When you want to protect minors from predators online, you inevitably have to cooperate with social media firms. But they’re not too keen to help because most bills require them to provide encryption backdoors for law enforcement officials. This is what’s happening in Florida.
A draft bill aimed at safeguarding children from online predators has already passed a few hurdles and is now advancing to Florida’s Senate floor for a vote. The bill would require social media companies to break encryption if the police ask.
The Senate Rules Committee has voted unanimously to push the bill, targeting sexual predators who are hunting young kids on social media apps, further up.
Florida’s law enforcement agencies are satisfied. For instance, Randy Tifft, Santa Rosa County's chief deputy, told WEAR ABC 3 that retrieving communications from social media platforms is problematic because they are end-to-end encrypted.
“They're claiming they don't have it anymore. It goes away after they delete it, and it's over a period of time. We've had some subpoenas come back with no documentation,” said Tifft, who added this was at times the reason there’s not enough evidence to put someone away.

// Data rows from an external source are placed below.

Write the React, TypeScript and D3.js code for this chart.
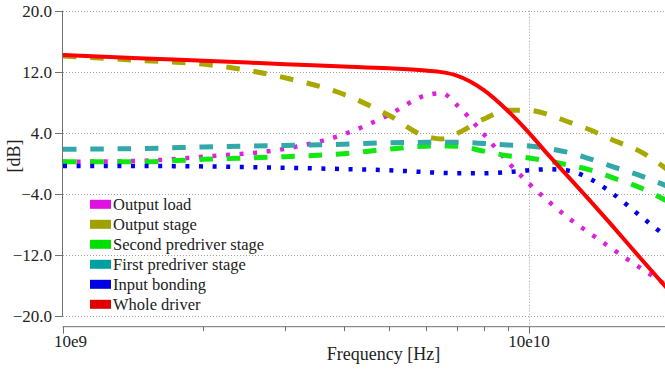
import { useEffect, useRef } from "react";
import * as d3 from "d3";

// sample frequencies (Hz), shared by all series
const freqs = [
  1e9, 1.5e9, 2e9, 3e9, 4e9, 5e9, 6e9, 6.5e9, 7e9, 8e9, 9e9,
  1e10, 1.1e10, 1.2e10, 1.35e10, 1.5e10, 1.75e10, 2e10,
];

// gain in dB
const outputLoad = [0.2, 0.35, 0.88, 1.92, 3.8, 6.35, 8.9, 9.2, 7.65, 3.8, 0.2, -2.65, -4.95, -6.9, -9.15, -11.1, -13.87, -16.2];
const outputStage = [14.05, 13.45, 13.0, 11.2, 9.05, 6.3, 3.55, 3.2, 3.9, 5.8, 6.95, 6.95, 6.4, 5.55, 4.4, 3.15, 1.4, -1.0];
const secondPredriver = [0.2, 0.22, 0.53, 0.88, 1.27, 1.86, 2.25, 2.27, 2.25, 1.6, 1.0, 0.7, 0.3, -0.15, -0.85, -1.8, -3.3, -5.1];
const firstPredriver = [1.85, 1.95, 2.15, 2.35, 2.5, 2.7, 2.75, 2.75, 2.75, 2.6, 2.4, 2.27, 1.95, 1.5, 0.6, -0.36, -1.7, -3.1];
const inputBonding = [-0.35, -0.35, -0.4, -0.58, -0.75, -0.9, -1.15, -1.25, -1.3, -1.3, -1.15, -0.9, -0.78, -0.9, -2.0, -3.8, -7.1, -9.9];
const wholeDriver = [14.2, 13.75, 13.45, 13.0, 12.7, 12.45, 12.15, 11.95, 11.5, 9.6, 6.9, 4.0, 1.1, -1.4, -4.85, -8.0, -12.7, -16.7];

const seriesNames = ["Output load", "Output stage", "Second predriver stage", "First predriver stage", "Input bonding", "Whole driver"];
const seriesValues = [outputLoad, outputStage, secondPredriver, firstPredriver, inputBonding, wholeDriver];
const lineColors = ["#dd22dd", "#a8a800", "#11e811", "#33a8a8", "#0000ee", "#ff0000"];
const swatchColors = ["#e010e0", "#a0a000", "#00e000", "#00a0a0", "#0000e0", "#e00000"];
const lineStyles = ["dot", "dash", "dash", "dash", "dot", "solid"];

const yTicks = [20, 12, 4, -4, -12, -20];
const xMinorTicks = [2e9, 3e9, 4e9, 5e9, 6e9, 7e9, 8e9, 9e9];
const xMajorTicks = [1e9, 1e10];
const xMajorLabels = ["10e9", "10e10"];

const FONT = "Liberation Serif, DejaVu Serif, serif";

export default function App() {
  const ref = useRef<SVGSVGElement>(null);

  useEffect(() => {
    if (!ref.current) return;
    const svg = d3.select(ref.current);
    svg.selectAll("*").remove();

    const width = 665;
    const height = 374;

    const x = d3.scaleLog().domain([1e9, 2e10]).range([63, 669.3]);
    const y = d3.scaleLinear().domain([-20, 20]).range([316, 10.7]);
    const xAxisY = 326.7;

    svg.attr("width", width).attr("height", height);

    // grid
    const grid = svg.append("g").attr("stroke", "#a0a0a0").attr("stroke-width", 1).attr("stroke-dasharray", "1,2");
    grid.selectAll("line.h")
      .data(yTicks)
      .join("line")
      .attr("class", "h")
      .attr("x1", 63)
      .attr("x2", width)
      .attr("y1", (d) => Math.round(y(d)) + 0.5)
      .attr("y2", (d) => Math.round(y(d)) + 0.5);
    grid.append("line")
      .attr("x1", Math.round(x(1e10)) + 0.5)
      .attr("x2", Math.round(x(1e10)) + 0.5)
      .attr("y1", y(20))
      .attr("y2", xAxisY);

    // y axis
    const yAxis = svg.append("g").attr("stroke", "#707070").attr("stroke-width", 1);
    yAxis.append("line").attr("x1", 62.5).attr("x2", 62.5).attr("y1", y(20)).attr("y2", y(-20) + 0.5);
    yAxis.selectAll("line.t")
      .data(yTicks)
      .join("line")
      .attr("class", "t")
      .attr("x1", 55)
      .attr("x2", 62.5)
      .attr("y1", (d) => Math.round(y(d)) + 0.5)
      .attr("y2", (d) => Math.round(y(d)) + 0.5);

    const texts = svg.append("g").attr("font-family", FONT).attr("fill", "#222");
    texts.append("g")
      .selectAll("text")
      .data(yTicks)
      .join("text")
      .attr("x", 52)
      .attr("y", (d) => y(d) + 6)
      .attr("text-anchor", "end")
      .attr("font-size", 17)
      .text((d) => d3.format(".1f")(d));
    texts.append("text")
      .attr("transform", "translate(20,156) rotate(-90)")
      .attr("text-anchor", "middle")
      .attr("font-size", 18)
      .text("[dB]");

    // x axis
    const xAxis = svg.append("g").attr("stroke", "#707070").attr("stroke-width", 1);
    xAxis.append("line").attr("x1", 62.5).attr("x2", width).attr("y1", xAxisY).attr("y2", xAxisY);
    xAxis.selectAll("line.minor")
      .data(xMinorTicks)
      .join("line")
      .attr("class", "minor")
      .attr("x1", (d) => Math.round(x(d)) + 0.5)
      .attr("x2", (d) => Math.round(x(d)) + 0.5)
      .attr("y1", xAxisY)
      .attr("y2", xAxisY + 4.5);
    xAxis.selectAll("line.major")
      .data(xMajorTicks)
      .join("line")
      .attr("class", "major")
      .attr("x1", (d) => Math.round(x(d)) + 0.5)
      .attr("x2", (d) => Math.round(x(d)) + 0.5)
      .attr("y1", xAxisY)
      .attr("y2", xAxisY + 7);
    texts.append("g")
      .selectAll("text")
      .data(xMajorTicks)
      .join("text")
      .attr("x", (d, i) => (i === 0 ? x(d) - 9 : x(d)))
      .attr("y", 346.5)
      .attr("text-anchor", (d, i) => (i === 0 ? "start" : "middle"))
      .attr("font-size", 17)
      .text((d, i) => xMajorLabels[i]);
    texts.append("text")
      .attr("x", 383.5)
      .attr("y", 360)
      .attr("text-anchor", "middle")
      .attr("font-size", 18)
      .text("Frequency [Hz]");

    // curves
    const line = d3.line<number>()
      .x((d, i) => x(freqs[i]))
      .y((d) => y(d))
      .curve(d3.curveMonotoneX);

    svg.append("g")
      .attr("fill", "none")
      .selectAll("path")
      .data(seriesValues)
      .join("path")
      .attr("d", (d) => line(d) || "")
      .attr("stroke", (d, i) => lineColors[i])
      .attr("stroke-width", (d, i) => (lineStyles[i] === "solid" ? 4 : lineStyles[i] === "dash" ? 5 : 4.5))
      .attr("stroke-dasharray", (d, i) =>
        lineStyles[i] === "dash" ? "13.5,13.8" : lineStyles[i] === "dot" ? "4,9.6" : null);

    // legend
    const legend = svg.append("g")
      .attr("font-family", FONT)
      .selectAll("g")
      .data(seriesNames)
      .join("g")
      .attr("transform", (d, i) => `translate(90,${204.3 + i * 20})`);
    legend.append("rect")
      .attr("x", 0)
      .attr("y", -4.5)
      .attr("width", 21)
      .attr("height", 9)
      .attr("fill", (d, i) => swatchColors[i]);
    legend.append("text")
      .attr("x", 23)
      .attr("y", 5.5)
      .attr("font-size", 16.5)
      .attr("fill", "#222")
      .text((d) => d);
  }, []);

  return <svg ref={ref} style={{ position: "absolute", left: 0, top: 0, background: "#fff" }} />;
}
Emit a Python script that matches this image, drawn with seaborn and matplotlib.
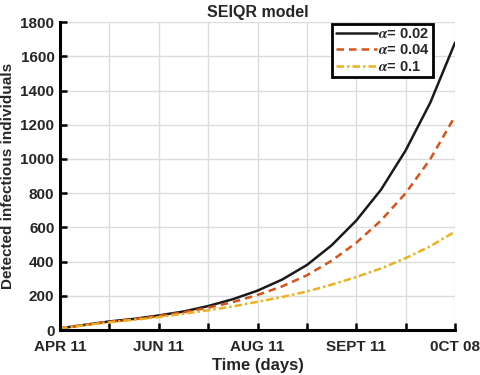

Now, the draft bill would require companies to provide law enforcement authorities with tools to decrypt encrypted messages if the user is underage.
A subpoena or warrant would be needed, but the bill would also require companies to grant a minor’s parent or legal guardian access to all the child’s accounts. Platforms would be forbidden from allowing minors to use or access messages designed to disappear, like those on Snapchat and Instagram.

Snapchat, the hottest disappearing image platform online, has long been called a hotbed for predators, scammers, and groomers. Its users are also mostly minors.
At the same time, opponents of the bill, including tech companies and privacy activists, have also long said that creating a decryption key would open up all accounts to hacking possibilities.
For instance, the digital rights group Electronic Frontier Foundation wrote in a blog post last week that encryption was the “best tool we have to protect our communications online” and that Florida will actually make minors less safe.
This week, lobbyist Chris Carmody, representing Meta, also said it’d be reasonable to assume that the decryption key would unlock all sorts of possibilities for the bad actors out there.
However, the bill’s sponsor, Spring Hill Republican Senator Blaise Ingoglia, quickly called such an assertion an “industry talking point,” used by social media firms to muddy the waters around a clear black-and-white issue.
“They cannot tell me with a straight face that they cannot code something that can decrypt something on a one-time basis for the purpose of retrieving the evidence needed in court to put sexual predators away and then close the door right behind them,” said Ingoglia.
According to the US Department of Justice, one in five children receives unwanted sexual solicitation online each year. One in 33 are targets of aggressive sexual solicitation, which involves pushes by the culprit to make offline contact.
This is a national problem, activists say. The bipartisan “Strengthening Transparency and Obligation to Protect Children Suffering from Abuse and Mistreatment Act” (the STOP CSAM Act) is already slowly advancing in the US Senate – and is also attacked by critics.